Who Would You Be? by Keren David

It’s unusual to be completely thrown by a question from the audience, but a teenager in the audience at my most recent event managed to do just that.
The event was the Hay Festival, my fellow panellists were Sally Nicholls and Anne Cassidy and the question was this: ‘If you could be any other writer, who would you be?’
‘Homer,’ said Sally, for his wonderful stories and use of language.  ‘J K Rowling,’ said Anne, ‘just think of the money.’
I mumbled something about Shakespeare, but it wasn’t really true, and over the last few weeks I’ve been wondering which writer I should have picked. Anne Tyler, whose novel ‘The Accidental Tourist’ is written so beautifully that I have line-envy on every page? Antonia Forest, because then I’d know more about the Marlows, possibly my favourite family in children’s fiction? Hilary McKay for creating the Casson family, who run the Marlows a close second? Lauren Child, because I’d love to have her visual imagination? Jodie Picoult or Joanna Trollope, because I feel I could do what they do, but then I wouldn’t have to do it and I’d have all their royalties.
No. The answer, I realised was simple. I write because I like to create my own stories. I don’t want to write other people’s books or plays, even if they are more lucrative than mine, win more awards, are better written. I don’t want to be another writer, is what I should have said. I just want to work on being an even better version of me.

How about you? Is there an author you’d like to be? 


Sue Bursztynski said...

I think we all have times when we read something and say, "I wish I'd written that!" But no, as you say, I'd like to be me, only better.

Joan Lennon said...

P.G. Wodehouse! For his joyful heart and wicked way with words!

Nick Green said...

I'd have a slightly different answer: I'd want (for a little while) to be someone who isn't me, so I could read my own books and see if I'd like them. That's something a writer can never really know.

For the same reason, I wouldn't want to be any of my favourite writers, because then I wouldn't be able to read their books as a reader.

Emma Barnes said...

Ooh Keren - another Antonia Forest fan here! It always feels a bit of a secret club. She's definitely the writer I'd love to meet, if not be.

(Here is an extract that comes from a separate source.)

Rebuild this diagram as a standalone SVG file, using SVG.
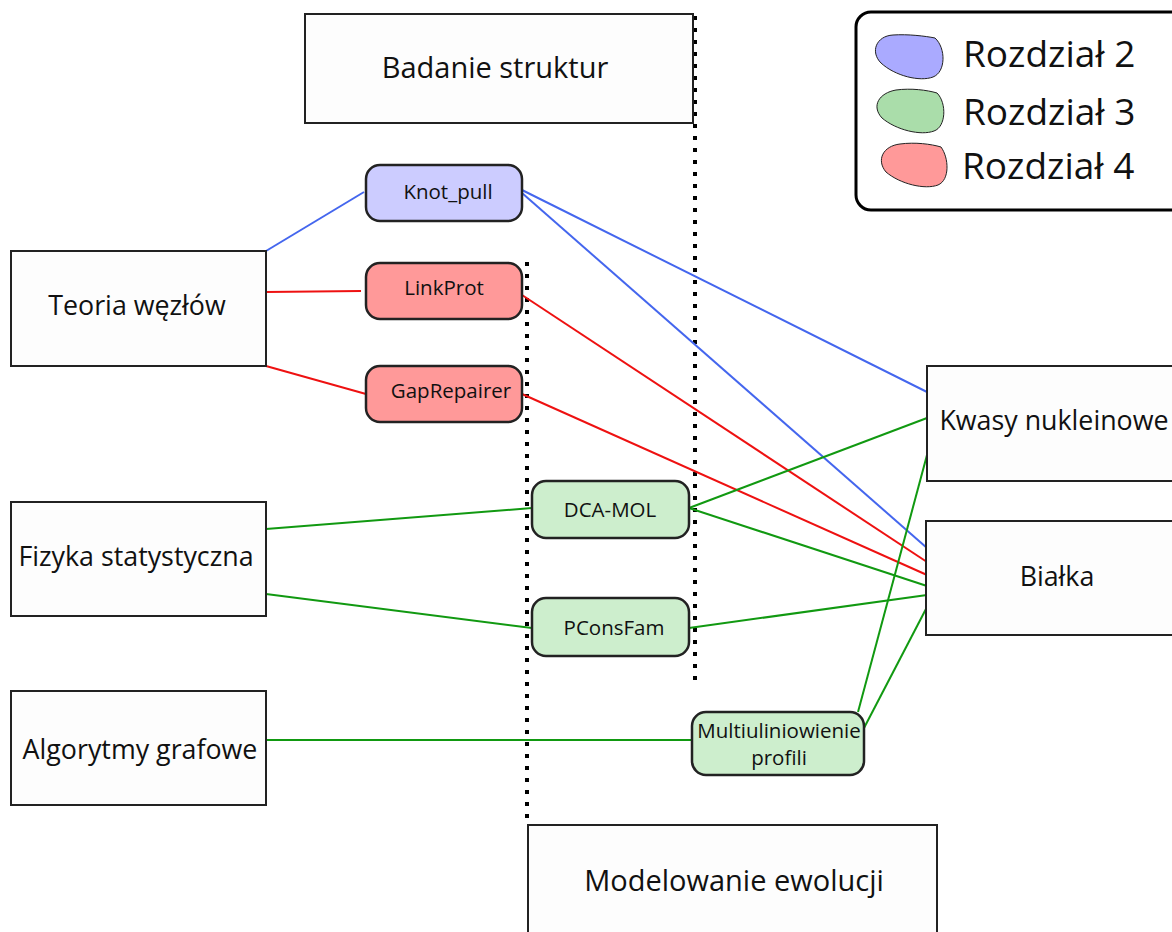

But writers don't lead the most exciting lives, really...there are plenty of books I love, but if I'm going to spend my time sitting at a laptop writing, I want to do it as me.

Susan Price said...

I frequently think, 'I wish I'd written that!'
And then I realised that the sentence actually continued. 'I wish I'd written that! - But if I'd written that, I wouldn't have written that.'
Because your own personality and experience is going to alter even something you admire tremendously.

Dianne Hofmeyr said...

Nick Green... a brilliant comment!
But I must add I wouldn't have minded writing the first page of The Poisonwood Bible by Barbara Kingsolver.

Sheena Wilkinson said...

I'm totally with Emma -- for the Antonia Forest admiration (I wrote a chapter of my PhD about her - about friendship in her novels) and also the wanting to be just ME.

Which doesn't mean I don't massively envy what some writers can do -- but that's one of the spurs to trying to improve what I DO write.